> _Given data_
— Begin —
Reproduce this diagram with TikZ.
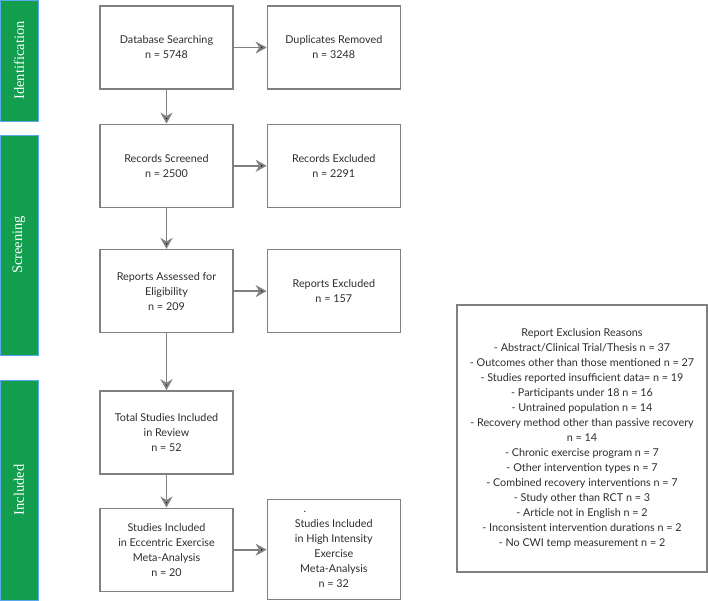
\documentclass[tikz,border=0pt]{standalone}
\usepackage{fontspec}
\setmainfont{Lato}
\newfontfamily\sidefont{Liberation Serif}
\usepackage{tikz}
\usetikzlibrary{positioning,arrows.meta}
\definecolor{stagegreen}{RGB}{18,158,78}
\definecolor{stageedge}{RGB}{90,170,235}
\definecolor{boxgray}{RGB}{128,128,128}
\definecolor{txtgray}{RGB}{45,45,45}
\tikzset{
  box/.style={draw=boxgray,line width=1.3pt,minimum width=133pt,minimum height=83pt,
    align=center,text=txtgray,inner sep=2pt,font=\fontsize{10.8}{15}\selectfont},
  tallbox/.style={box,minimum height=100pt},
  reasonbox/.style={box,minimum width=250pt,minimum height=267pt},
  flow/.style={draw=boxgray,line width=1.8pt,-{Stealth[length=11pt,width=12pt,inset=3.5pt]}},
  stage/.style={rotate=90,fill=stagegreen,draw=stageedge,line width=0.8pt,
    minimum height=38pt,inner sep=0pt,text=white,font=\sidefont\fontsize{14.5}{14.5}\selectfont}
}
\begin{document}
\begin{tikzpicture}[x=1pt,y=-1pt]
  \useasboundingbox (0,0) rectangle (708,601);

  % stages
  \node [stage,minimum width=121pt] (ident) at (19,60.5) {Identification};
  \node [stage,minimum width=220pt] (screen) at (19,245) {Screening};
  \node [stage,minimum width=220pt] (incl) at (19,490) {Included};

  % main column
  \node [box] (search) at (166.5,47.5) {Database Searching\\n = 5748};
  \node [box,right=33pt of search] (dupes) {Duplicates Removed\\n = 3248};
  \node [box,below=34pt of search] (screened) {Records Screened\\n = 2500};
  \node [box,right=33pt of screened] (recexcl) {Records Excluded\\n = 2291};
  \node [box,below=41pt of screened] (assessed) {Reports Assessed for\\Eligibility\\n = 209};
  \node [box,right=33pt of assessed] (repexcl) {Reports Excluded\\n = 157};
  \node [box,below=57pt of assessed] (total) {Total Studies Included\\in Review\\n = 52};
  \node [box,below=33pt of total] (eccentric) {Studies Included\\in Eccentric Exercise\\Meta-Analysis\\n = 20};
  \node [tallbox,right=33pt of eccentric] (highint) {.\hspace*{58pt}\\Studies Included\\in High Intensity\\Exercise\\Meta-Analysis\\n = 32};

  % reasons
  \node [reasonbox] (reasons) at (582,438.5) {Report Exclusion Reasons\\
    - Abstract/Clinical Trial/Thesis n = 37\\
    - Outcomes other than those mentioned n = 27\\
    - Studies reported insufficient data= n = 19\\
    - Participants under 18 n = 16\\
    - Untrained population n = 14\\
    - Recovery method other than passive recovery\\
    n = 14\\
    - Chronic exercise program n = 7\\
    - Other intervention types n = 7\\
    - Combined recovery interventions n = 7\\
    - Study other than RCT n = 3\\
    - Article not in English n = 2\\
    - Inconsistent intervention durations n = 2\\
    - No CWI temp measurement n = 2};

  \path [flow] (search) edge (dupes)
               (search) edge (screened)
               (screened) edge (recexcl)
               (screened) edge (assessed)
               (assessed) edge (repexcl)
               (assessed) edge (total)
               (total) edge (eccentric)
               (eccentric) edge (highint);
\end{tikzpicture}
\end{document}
— End —
> _Goal_
Extract the full listing above verbatim; pictures are to be left out of the copy.

> _Solution to this problem_
Reproduce this diagram with TikZ.
\documentclass[tikz,border=0pt]{standalone}
\usepackage{fontspec}
\setmainfont{Lato}
\newfontfamily\sidefont{Liberation Serif}
\usepackage{tikz}
\usetikzlibrary{positioning,arrows.meta}
\definecolor{stagegreen}{RGB}{18,158,78}
\definecolor{stageedge}{RGB}{90,170,235}
\definecolor{boxgray}{RGB}{128,128,128}
\definecolor{txtgray}{RGB}{45,45,45}
\tikzset{
  box/.style={draw=boxgray,line width=1.3pt,minimum width=133pt,minimum height=83pt,
    align=center,text=txtgray,inner sep=2pt,font=\fontsize{10.8}{15}\selectfont},
  tallbox/.style={box,minimum height=100pt},
  reasonbox/.style={box,minimum width=250pt,minimum height=267pt},
  flow/.style={draw=boxgray,line width=1.8pt,-{Stealth[length=11pt,width=12pt,inset=3.5pt]}},
  stage/.style={rotate=90,fill=stagegreen,draw=stageedge,line width=0.8pt,
    minimum height=38pt,inner sep=0pt,text=white,font=\sidefont\fontsize{14.5}{14.5}\selectfont}
}
\begin{document}
\begin{tikzpicture}[x=1pt,y=-1pt]
  \useasboundingbox (0,0) rectangle (708,601);

  % stages
  \node [stage,minimum width=121pt] (ident) at (19,60.5) {Identification};
  \node [stage,minimum width=220pt] (screen) at (19,245) {Screening};
  \node [stage,minimum width=220pt] (incl) at (19,490) {Included};

  % main column
  \node [box] (search) at (166.5,47.5) {Database Searching\\n = 5748};
  \node [box,right=33pt of search] (dupes) {Duplicates Removed\\n = 3248};
  \node [box,below=34pt of search] (screened) {Records Screened\\n = 2500};
  \node [box,right=33pt of screened] (recexcl) {Records Excluded\\n = 2291};
  \node [box,below=41pt of screened] (assessed) {Reports Assessed for\\Eligibility\\n = 209};
  \node [box,right=33pt of assessed] (repexcl) {Reports Excluded\\n = 157};
  \node [box,below=57pt of assessed] (total) {Total Studies Included\\in Review\\n = 52};
  \node [box,below=33pt of total] (eccentric) {Studies Included\\in Eccentric Exercise\\Meta-Analysis\\n = 20};
  \node [tallbox,right=33pt of eccentric] (highint) {.\hspace*{58pt}\\Studies Included\\in High Intensity\\Exercise\\Meta-Analysis\\n = 32};

  % reasons
  \node [reasonbox] (reasons) at (582,438.5) {Report Exclusion Reasons\\
    - Abstract/Clinical Trial/Thesis n = 37\\
    - Outcomes other than those mentioned n = 27\\
    - Studies reported insufficient data= n = 19\\
    - Participants under 18 n = 16\\
    - Untrained population n = 14\\
    - Recovery method other than passive recovery\\
    n = 14\\
    - Chronic exercise program n = 7\\
    - Other intervention types n = 7\\
    - Combined recovery interventions n = 7\\
    - Study other than RCT n = 3\\
    - Article not in English n = 2\\
    - Inconsistent intervention durations n = 2\\
    - No CWI temp measurement n = 2};

  \path [flow] (search) edge (dupes)
               (search) edge (screened)
               (screened) edge (recexcl)
               (screened) edge (assessed)
               (assessed) edge (repexcl)
               (assessed) edge (total)
               (total) edge (eccentric)
               (eccentric) edge (highint);
\end{tikzpicture}
\end{document}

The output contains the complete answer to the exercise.